CloudWatch AmazonCloudWatchClient->executePutMetricData silently fails when there's an SDK version conflict
I was debugging an issue where my metrics weren't being uploaded to CloudWatch (TL;DR, I wasn't using the BOM in order to ensure I have compatible SDK versions). It would have been really useful if the SDK was logging something or throwing an exception letting me know it cannot upload the metrics data.
Describe the Feature
Allow developers that didn't know to use aws-java-sdk-bom to see their mistake faster. Achieve that by being more verbose whenever related unchecked exceptions are thrown.
Is your Feature Request related to a problem?

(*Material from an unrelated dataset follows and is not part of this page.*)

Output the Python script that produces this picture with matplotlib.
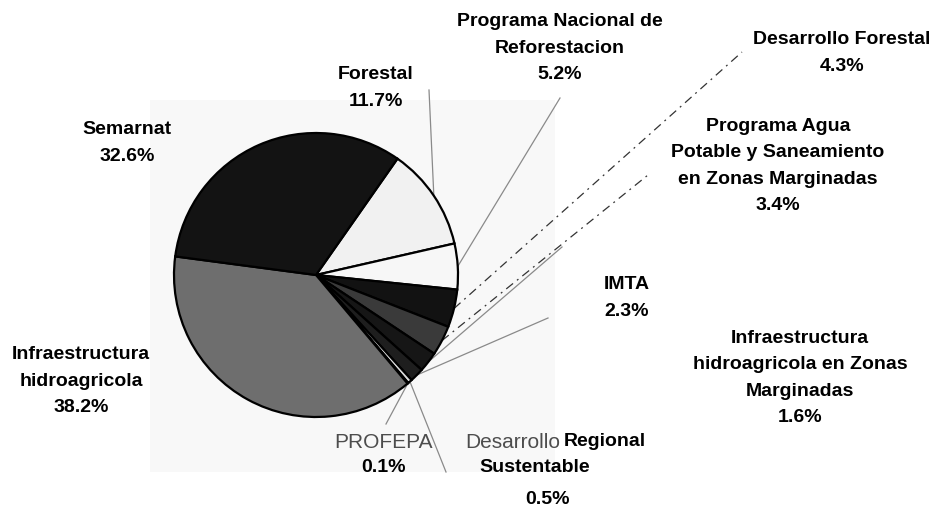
import matplotlib
matplotlib.use("Agg")
import matplotlib.pyplot as plt
import numpy as np
from matplotlib.patches import Rectangle

plt.rcParams.update({
    "font.family": ["Liberation Sans", "DejaVu Sans"],
    "font.size": 14,
})

W, H = 932, 509

# slices, clockwise from the top-right boundary of Semarnat
NAMES = [
    "Forestal",
    "Programa Nacional de\nReforestacion",
    "Desarrollo Forestal",
    "Programa Agua\nPotable y Saneamiento\nen Zonas Marginadas",
    "IMTA",
    "Infraestructura\nhidroagricola en Zonas\nMarginadas",
    "Desarrollo Regional\nSustentable",
    "PROFEPA",
    "Infraestructura\nhidroagricola",
    "Semarnat",
]
SHARES = [11.7, 5.2, 4.3, 3.4, 2.3, 1.6, 0.5, 0.1, 38.2, 32.6]
FILLS = ["#f1f1f1", "#f7f7f7", "#121212", "#3a3a3a", "#161616",
         "#1e1e1e", "#dcdcdc", "#111111", "#6e6e6e", "#131313"]

# label block centres (pixels from top-left) and leader line outer ends
LABEL_POS = [(376, 88), (560, 48), (842, 53), (778, 166), (627, 298),
             (800, 378), (545, 470), (383, 455), (81, 381), (127, 143)]
LEADER_END = [(429, 90), (560, 98), (742, 52), (648, 175), (562, 247),
              (548, 318), (446, 472), (386, 424), None, None]
LEADER_STYLE = ["solid", "solid", "dashdot", "dashdot", "solid",
                "solid", "solid", "solid", None, None]

CENTER = (316, 275)
RADIUS = 142
LSP = 1.72


def py(y):
    return H - y


fig = plt.figure(figsize=(W / 100, H / 100), dpi=100)
ax = fig.add_axes([0, 0, 1, 1])

# faint scanned backdrop behind the pie
ax.add_patch(Rectangle((150, py(472)), 405, 372, facecolor="#f8f8f8",
                       edgecolor="none", zorder=0))

wedges, _ = ax.pie(
    SHARES,
    colors=FILLS,
    startangle=55,
    counterclock=False,
    radius=RADIUS,
    center=(CENTER[0], py(CENTER[1])),
    wedgeprops={"edgecolor": "black", "linewidth": 1.6},
)
for w in wedges:
    w.set_zorder(2)

for w, end, style in zip(wedges, LEADER_END, LEADER_STYLE):
    if end is None:
        continue
    ang = np.deg2rad((w.theta1 + w.theta2) / 2.0)
    sx = CENTER[0] + RADIUS * np.cos(ang)
    sy = py(CENTER[1]) + RADIUS * np.sin(ang)
    if style == "dashdot":
        ax.plot([sx, end[0]], [sy, py(end[1])], color="#333333",
                linewidth=0.9, linestyle=(0, (7, 4, 1.5, 4)), zorder=1)
    else:
        ax.plot([sx, end[0]], [sy, py(end[1])], color="#8a8a8a",
                linewidth=0.9, zorder=1)

for name, share, (lx, ly) in zip(NAMES, SHARES, LABEL_POS):
    if name == "PROFEPA":
        ax.text(lx, py(442), name, ha="center", va="center",
                color="#4d4d4d", fontsize=15)
        ax.text(lx, py(468), f"{share}%", ha="center", va="center",
                fontweight="bold")
        continue
    if name.startswith("Desarrollo Regional"):
        ax.text(560, py(442), "Desarrollo", ha="right", va="center",
                color="#4d4d4d", fontsize=15)
        ax.text(564, py(442), "Regional", ha="left", va="center",
                fontweight="bold")
        ax.text(535, py(468), "Sustentable", ha="center", va="center",
                fontweight="bold")
        ax.text(548, py(500), f"{share}%", ha="center", va="center",
                fontweight="bold")
        continue
    ax.text(lx, py(ly), f"{name}\n{share}%", ha="center", va="center",
            fontweight="bold", linespacing=LSP, color="black")

ax.set_xlim(0, W)
ax.set_ylim(0, H)
ax.set_aspect("equal")
ax.axis("off")

fig.savefig("out.png", dpi=100)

If the service is setup to publish metrics, you deploy it and the metrics aren't there, I think most developers would first look into their infrastructure and think the metrics cannot be sent. But in reality, the request cannot be created. If there was a log message saying so, it would save hours of debugging potentially.
Proposed Solution
In AmazonCloudWatchClient->executePutMetricData we see the following code:
try {
request = (new PutMetricDataRequestMarshaller()).marshall((PutMetricDataRequest)super.beforeMarshalling(putMetricDataRequest));
request.setAWSRequestMetrics(awsRequestMetrics);
request.addHandlerContext(HandlerContextKey.CLIENT_ENDPOINT, this.endpoint);
[...]
request.addHandlerContext(HandlerContextKey.ADVANCED_CONFIG, this.advancedConfig);
} finally {
awsRequestMetrics.endEvent(Field.RequestMarshallTime);
}
In my case an exception was being thrown in the line:
request.addHandlerContext(HandlerContextKey.CLIENT_ENDPOINT, this.endpoint);
and it was being swallowed somewhere in the chain, not even logging that there was an issue. I would catch that exception and log something so developers know that:
- The metrics data failed to get uploaded
- There an AWS SDK version conflict
Of course, that's just one place where such an exception is swallowed. I don't know how many there are in reality. And I'm not sure this can be fixed globally.
Additional Context
I was wrongfully trying to trace the issue to a permissions one - I thought my FARGATE instances weren't allowed to push metrics to CloudWatch. Then I was trying to verify that the service was even trying to publish metrics that, which led me to adding some breakpoints in the metrics uploader and seeing that there was an exception thrown before even sending the request.
Your Environment
- AWS Java SDK version used:
- Before fixing the issue:
- SQS: 1.11.929
- S3: 1.11.946
- micrometer-registry-cloudwatch: 1.7.0
- Before fixing the issue:
- JDK version used: 11